Air India ordered 23 GE90-powered Boeing 777 aircraft in 2005 and currently operates 20 of the aircraft, with the remaining three to be delivered in the next few years.
“Air India has more than 40 years of providing high-quality MRO services in India,” said Nalin Jain, country director for GE Aviation. “Adding GE90 engine overhaul service is the perfect expansion of Air India’s MRO capabilities.”
Air India is expanding its maintenance, repair and overhaul (MRO) capabilities at Mumbai to include GE90 engine overhaul that under the present schedule will be certified for basic GE90 MRO by 2012.
Air India is looking at building a new MRO facility in Nagpur that will include GE90 testing capabilities.
The OnPoint solution agreement—a flexible, long-term commitment with GE—will provide Air India with comprehensive material support, training and assistance on overhaul work scoping. While Air India develops its GE90 MRO capabilities, GE will provide the airline with overhaul services at GE’s MRO facilities to support the carrier’s GE90 engine fleet.

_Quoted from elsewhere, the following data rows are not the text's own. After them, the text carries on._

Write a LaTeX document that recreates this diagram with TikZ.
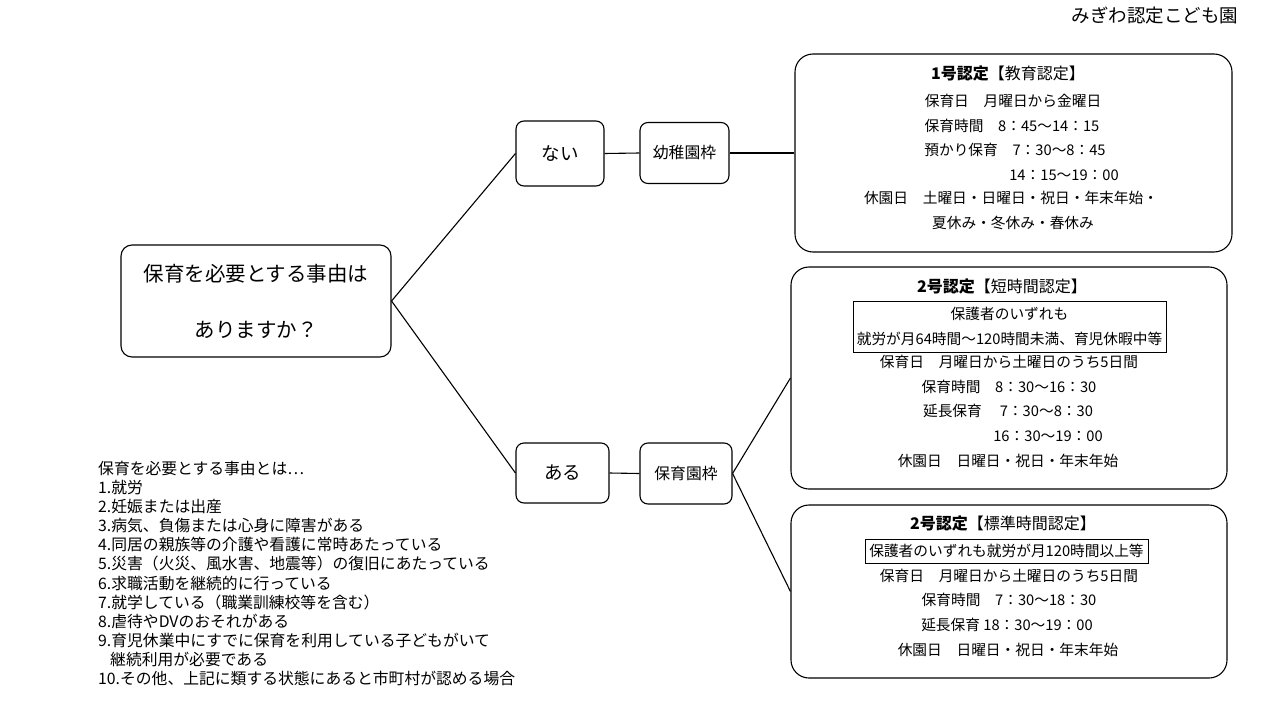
\documentclass[tikz,border=0pt]{standalone}
\usepackage{fontspec}
\setmainfont{Noto Sans CJK JP}
\begin{document}
\begin{tikzpicture}[x=1pt,y=-1pt,-]
            \tikzstyle{box}=[draw=black,line width=1.1pt,rounded corners=8pt,inner sep=0pt]
            \tikzstyle{card}=[box,rounded corners=18pt]
            \tikzstyle{line}=[inner sep=0pt,text height=12pt,text depth=1.5pt,font=\fontsize{14.7}{17}\selectfont]
            \tikzstyle{head}=[line,text height=13pt,font=\fontsize{16}{19}\selectfont]
            \tikzstyle{frame}=[draw=black,line width=0.9pt,inner sep=0pt,font=\fontsize{14.7}{25}\selectfont]
                \useasboundingbox (0,0) rectangle (1280,720);

                \node[line,font=\fontsize{18.5}{20}\selectfont] (title) at (1155,17.5){みぎわ認定こども園};

                \node[box,rounded corners=11pt,minimum width=270,minimum height=112,align=center,
                      font=\fontsize{20.5}{56}\selectfont] (Q) at (256,301){保育を必要とする事由は\\ありますか？};

                \node[box,minimum width=88,minimum height=65,font=\fontsize{18.5}{20}\selectfont] (nai) at (560,153.5){ない};
                \node[box,minimum width=89,minimum height=61,font=\fontsize{15.8}{18}\selectfont] (yochien) at (684.5,153){幼稚園枠};
                \node[box,minimum width=93,minimum height=60,font=\fontsize{18.5}{20}\selectfont] (aru) at (562.5,473){ある};
                \node[box,minimum width=92,minimum height=61,font=\fontsize{15.8}{18}\selectfont] (hoikuen) at (686,473.5){保育園枠};

                \node[card,minimum width=437,minimum height=198] (K) at (1013.5,153){};
                \node[card,minimum width=436,minimum height=222] (S) at (1009,378){};
                \node[card,minimum width=436,minimum height=173] (H) at (1009,591.5){};

                \foreach \from/\to in {Q.east/nai.west, Q.east/aru.west, nai.east/yochien.west, yochien.east/K.west,
                                       aru.east/hoikuen.west, hoikuen.east/S.west, hoikuen.east/H.west}
                    \draw[line width=1.1pt] (\from) -- (\to);

                % 1号認定
                \node[head] (K-0) at (1008,74){\textbf{1号認定}【教育認定】};
                \node[line] (K-1) at (1013,101){保育日　月曜日から金曜日};
                \node[line] (K-2) at (1012,126){保育時間　8：45～14：15};
                \node[line] (K-3) at (1015,150){預かり保育　7：30～8：45};
                \node[line] (K-4) at (1064,175){14：15～19：00};
                \node[line] (K-5) at (1011,198){休園日　土曜日・日曜日・祝日・年末年始・};
                \node[line] (K-6) at (1013,223){夏休み・冬休み・春休み};

                % 2号認定 短時間
                \node[head] (S-0) at (1002,287){\textbf{2号認定}【短時間認定】};
                \node[frame,minimum width=313,minimum height=51,align=center] (S-1) at (1009.5,326.5){保護者のいずれも\\就労が月64時間～120時間未満、育児休暇中等};
                \node[line] (S-2) at (1009,362){保育日　月曜日から土曜日のうち5日間};
                \node[line] (S-3) at (1009,387){保育時間　8：30～16：30};
                \node[line] (S-4) at (1008,411){延長保育　 7：30～8：30};
                \node[line] (S-5) at (1048,436){16：30～19：00};
                \node[line] (S-6) at (1008,461){休園日　日曜日・祝日・年末年始};

                % 2号認定 標準時間
                \node[head] (H-0) at (1003,524){\textbf{2号認定}【標準時間認定】};
                \node[frame,line,minimum width=283,minimum height=24] (H-1) at (1006.5,551){保護者のいずれも就労が月120時間以上等};
                \node[line] (H-2) at (1009,576){保育日　月曜日から土曜日のうち5日間};
                \node[line] (H-3) at (1009,600){保育時間　7：30～18：30};
                \node[line] (H-4) at (1007,625){延長保育 18：30～19：00};
                \node[line] (H-5) at (1008,650){休園日　日曜日・祝日・年末年始};

                \node[anchor=north west,align=left,inner sep=0pt,font=\fontsize{15.8}{19.1}\selectfont] (why) at (98,461){%
                    保育を必要とする事由とは…\\
                    1.就労\\
                    2.妊娠または出産\\
                    3.病気、負傷または心身に障害がある\\
                    4.同居の親族等の介護や看護に常時あたっている\\
                    5.災害（火災、風水害、地震等）の復旧にあたっている\\
                    6.求職活動を継続的に行っている\\
                    7.就学している（職業訓練校等を含む）\\
                    8.虐待やDVのおそれがある\\
                    9.育児休業中にすでに保育を利用している子どもがいて\\
                    \hspace*{12pt}継続利用が必要である\\
                    10.その他、上記に類する状態にあると市町村が認める場合};
        \end{tikzpicture}
\end{document}
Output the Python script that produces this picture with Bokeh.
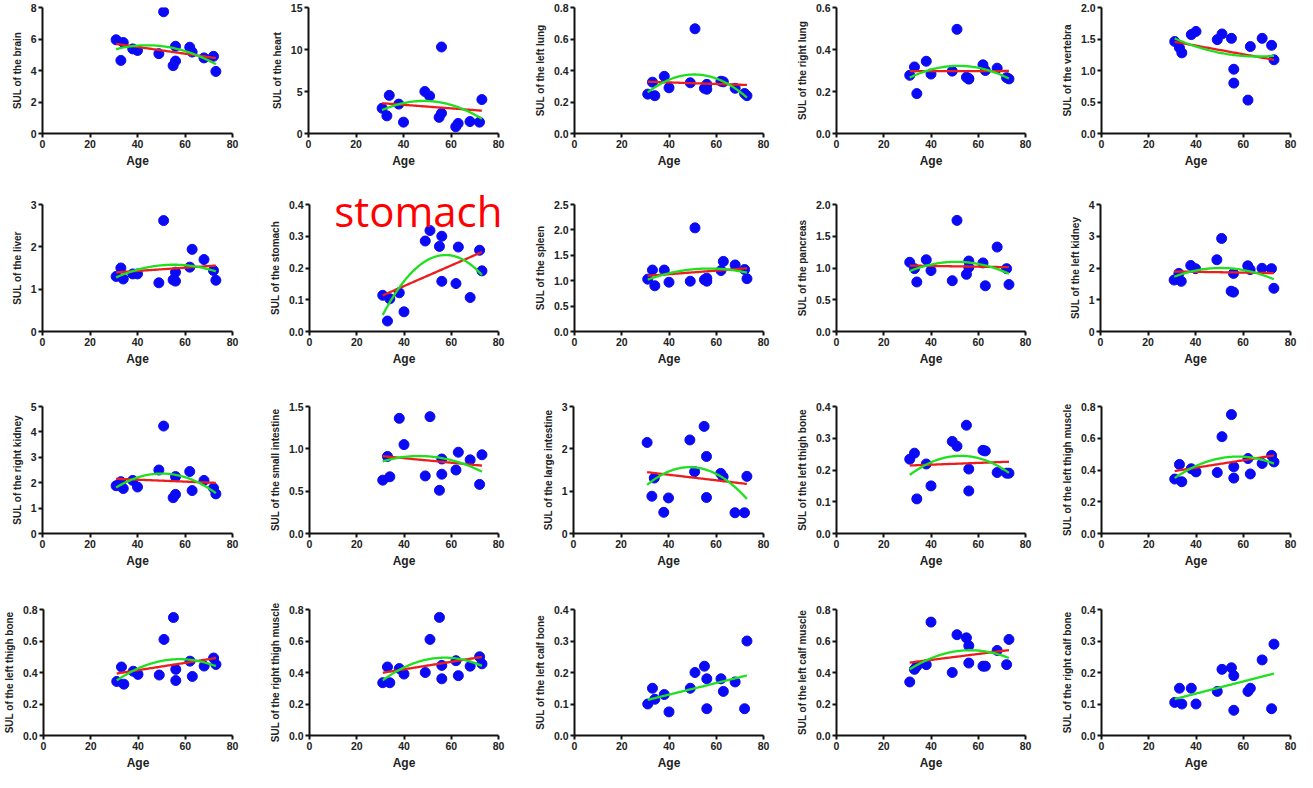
import numpy as np
from bokeh.plotting import figure
from bokeh.layouts import column, row
from bokeh.models import FixedTicker, PrintfTickFormatter, Range1d, Title
from bokeh.embed import file_html
from bokeh.resources import INLINE

# ---------------- data ----------------
age = [31, 33, 34, 38, 40, 49, 51, 55, 56, 56, 62, 63, 68, 72, 73]

brain = [5.95, 4.64, 5.78, 5.37, 5.27, 5.07, 7.73, 4.31, 4.60, 5.54, 5.48, 5.17, 4.80, 4.90, 3.94]
heart = [3.0, 2.1, 4.54, 3.5, 1.35, 5.0, 4.46, 1.92, 10.3, 2.42, 0.8, 1.2, 1.42, 1.35, 4.04]
left_lung = [0.25, 0.326, 0.24, 0.363, 0.29, 0.322, 0.665, 0.287, 0.312, 0.281, 0.332, 0.328, 0.287, 0.254, 0.24]
right_lung = [0.277, 0.317, 0.19, 0.344, 0.283, 0.297, 0.496, 0.268, 0.259, 0.262, 0.327, 0.30, 0.311, 0.266, 0.26]
vertebra = [1.46, 1.36, 1.28, 1.57, 1.62, 1.49, 1.58, 1.51, 1.02, 0.80, 0.53, 1.38, 1.51, 1.40, 1.17]

liver = [1.30, 1.50, 1.24, 1.36, 1.36, 1.15, 2.62, 1.22, 1.40, 1.19, 1.52, 1.94, 1.70, 1.44, 1.21]
stomach = [0.114, 0.033, 0.103, 0.122, 0.062, 0.285, 0.318, 0.268, 0.300, 0.158, 0.151, 0.266, 0.107, 0.256, 0.191]
spleen = [1.03, 1.21, 0.90, 1.21, 0.97, 0.99, 2.04, 1.02, 1.05, 0.99, 1.20, 1.38, 1.31, 1.22, 1.04]
pancreas = [1.09, 0.99, 0.78, 1.13, 0.96, 0.80, 1.75, 0.90, 1.11, 1.01, 1.08, 0.72, 1.33, 0.99, 0.74]
left_kidney = [1.62, 1.83, 1.58, 2.08, 1.98, 2.26, 2.93, 1.27, 1.83, 1.24, 2.07, 1.95, 1.99, 1.98, 1.36]

right_kidney = [1.88, 2.04, 1.77, 2.09, 1.83, 2.50, 4.23, 1.41, 1.54, 2.24, 2.44, 1.69, 2.09, 1.79, 1.56]
small_intestine = [0.63, 0.91, 0.67, 1.36, 1.05, 0.68, 1.38, 0.51, 0.88, 0.70, 0.75, 0.96, 0.87, 0.58, 0.93]
large_intestine = [2.15, 0.88, 1.31, 0.50, 0.84, 2.21, 1.46, 2.53, 1.82, 0.85, 1.42, 1.34, 0.49, 0.49, 1.35]
left_thigh_bone = [0.234, 0.253, 0.109, 0.219, 0.150, 0.290, 0.275, 0.341, 0.203, 0.134, 0.262, 0.260, 0.192, 0.190, 0.190]
left_thigh_muscle = [0.343, 0.435, 0.326, 0.408, 0.388, 0.384, 0.610, 0.749, 0.420, 0.349, 0.472, 0.375, 0.441, 0.492, 0.451]

left_thigh_bone_b = [0.343, 0.435, 0.326, 0.408, 0.388, 0.384, 0.610, 0.749, 0.420, 0.349, 0.472, 0.375, 0.441, 0.492, 0.451]
right_thigh_muscle = [0.335, 0.435, 0.335, 0.425, 0.390, 0.400, 0.610, 0.750, 0.445, 0.360, 0.475, 0.380, 0.440, 0.500, 0.455]
left_calf_bone = [0.100, 0.150, 0.115, 0.130, 0.075, 0.150, 0.200, 0.220, 0.180, 0.085, 0.180, 0.140, 0.170, 0.085, 0.300]
left_calf_muscle = [0.340, 0.420, 0.440, 0.450, 0.720, 0.400, 0.640, 0.620, 0.570, 0.460, 0.440, 0.440, 0.540, 0.450, 0.610]
right_calf_bone = [0.105, 0.150, 0.100, 0.150, 0.100, 0.140, 0.210, 0.215, 0.190, 0.080, 0.140, 0.150, 0.240, 0.085, 0.290]

# (y label, values, y max, tick step, tick format, fits)
panels = [
    [("SUL of the brain", brain, 8, 2, "%d", "both"),
     ("SUL of the heart", heart, 15, 5, "%d", "both"),
     ("SUL of the left lung", left_lung, 0.8, 0.2, "%.1f", "both"),
     ("SUL of the right lung", right_lung, 0.6, 0.2, "%.1f", "both"),
     ("SUL of the vertebra", vertebra, 2.0, 0.5, "%.1f", "both")],
    [("SUL of the liver", liver, 3, 1, "%d", "both"),
     ("SUL of the stomach", stomach, 0.4, 0.1, "%.1f", "both"),
     ("SUL of the spleen", spleen, 2.5, 0.5, "%.1f", "both"),
     ("SUL of the pancreas", pancreas, 2.0, 0.5, "%.1f", "both"),
     ("SUL of the left kidney", left_kidney, 4, 1, "%d", "both")],
    [("SUL of the right kidney", right_kidney, 5, 1, "%d", "both"),
     ("SUL of the small intestine", small_intestine, 1.5, 0.5, "%.1f", "both"),
     ("SUL of the large intestine", large_intestine, 3, 1, "%d", "both"),
     ("SUL of the left thigh bone", left_thigh_bone, 0.4, 0.1, "%.1f", "both"),
     ("SUL of the left thigh muscle", left_thigh_muscle, 0.8, 0.2, "%.1f", "both")],
    [("SUL of the left thigh bone", left_thigh_bone_b, 0.8, 0.2, "%.1f", "both"),
     ("SUL of the right thigh muscle", right_thigh_muscle, 0.8, 0.2, "%.1f", "both"),
     ("SUL of the left calf bone", left_calf_bone, 0.4, 0.1, "%.1f", "linear_green"),
     ("SUL of the left calf muscle", left_calf_muscle, 0.8, 0.2, "%.1f", "both"),
     ("SUL of the right calf bone", right_calf_bone, 0.4, 0.1, "%.1f", "linear_green")],
]

# ---------------- layout ----------------
col_widths = [266, 265, 262, 265, 239]
row_heights = [170, 227, 203, 172]
row_tops = [7, 34, 9, 9]
FRAME_W = 190
FRAME_H = 127
LEFT = 42

FONT = "Liberation Sans"
DOT = "#0a0af5"
RED = "#ee1d1d"
GREEN = "#1ee01e"


def make_panel(spec, w, h, top):
    label, vals, ymax, step, fmt, fits = spec
    p = figure(width=w, height=h, output_backend="svg", toolbar_location=None,
               x_range=Range1d(0, 80), y_range=Range1d(0, ymax),
               min_border_left=LEFT, min_border_right=w - LEFT - FRAME_W,
               min_border_top=top, min_border_bottom=h - top - FRAME_H)
    p.outline_line_color = None
    p.xgrid.visible = False
    p.ygrid.visible = False
    p.background_fill_color = "white"
    p.border_fill_color = "white"

    p.scatter(age, vals, size=10, color=DOT, line_color=DOT)

    xa = np.array(age, dtype=float)
    ya = np.array(vals, dtype=float)
    xs = np.linspace(xa.min(), xa.max(), 80)
    lin = np.polyfit(xa, ya, 1)
    if fits == "both":
        quad = np.polyfit(xa, ya, 2)
        p.line(xs, np.polyval(lin, xs), line_color=RED, line_width=2.3)
        p.line(xs, np.polyval(quad, xs), line_color=GREEN, line_width=2.3)
    else:
        p.line(xs, np.polyval(lin, xs), line_color=GREEN, line_width=2.3)

    nt = int(round(ymax / step))
    p.yaxis.ticker = FixedTicker(ticks=[round(i * step, 4) for i in range(nt + 1)])
    p.yaxis.formatter = PrintfTickFormatter(format=fmt)
    p.xaxis.ticker = FixedTicker(ticks=[0, 20, 40, 60, 80])
    p.xaxis.axis_label = "Age"
    p.yaxis.axis_label = label

    for ax in (p.xaxis[0], p.yaxis[0]):
        ax.axis_line_width = 2
        ax.axis_line_color = "#111111"
        ax.major_tick_line_width = 2
        ax.major_tick_line_color = "#111111"
        ax.major_tick_out = 4
        ax.major_tick_in = 0
        ax.minor_tick_out = 0
        ax.minor_tick_in = 0
        ax.major_label_text_font = FONT
        ax.major_label_text_font_style = "bold"
        ax.major_label_text_font_size = "10.5px"
        ax.major_label_text_color = "#222222"
        ax.major_label_standoff = 2
        ax.axis_label_text_font = FONT
        ax.axis_label_text_font_style = "bold"
        ax.axis_label_text_color = "#222222"
        ax.axis_label_standoff = 5
    p.xaxis.axis_label_standoff = 3
    p.xaxis.axis_label_text_font_size = "12px"
    p.yaxis.axis_label_text_font_size = "10px"
    return p


rows = []
for r, specs in enumerate(panels):
    figs = []
    for c, spec in enumerate(specs):
        p = make_panel(spec, col_widths[c], row_heights[r], row_tops[r])
        if spec[0] == "SUL of the stomach":
            p.add_layout(Title(text="stomach", text_color="#ff0000",
                               text_font="Open Sans", text_font_size="42px",
                               text_font_style="normal", align="right",
                               standoff=-68, offset=-4), "above")
        figs.append(p)
    rows.append(row(*figs, spacing=0))

layout = column(*rows, spacing=0)
open("out.html", "w").write(file_html(layout, INLINE))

“Air India has already established partial capabilities on GE90 engines in Mumbai with the help of GE. Three engine overhauls were recently completed, saving us shipping costs and also reducing our turnaround time significantly. This will help us as we prepare to take on third-party work in the facility,” said K. M. Unni, SBU Head of the MRO SBU and Air India board member.
GE also recently inked OnPoint agreements in the United Arab Emirates and Italy. Its joint venture with the Engine Alliance, Mubadala Aerospace and its subsidiary Abu Dhabi Aircraft Technologies, will create the first GE90 test and on-wing support capability. Ground-breaking is planned for this facility in the first quarter of 2011 and operational launch in early 2013.
For Alitalia, GE will provide analysis of fuel spend and operations, using proprietary decision software and fuel consulting services. It expects to reduce the airline’s fuel consumption by 3% on certain segments, cutting down on the roughly 30% portion that airlines typically devote to fuel.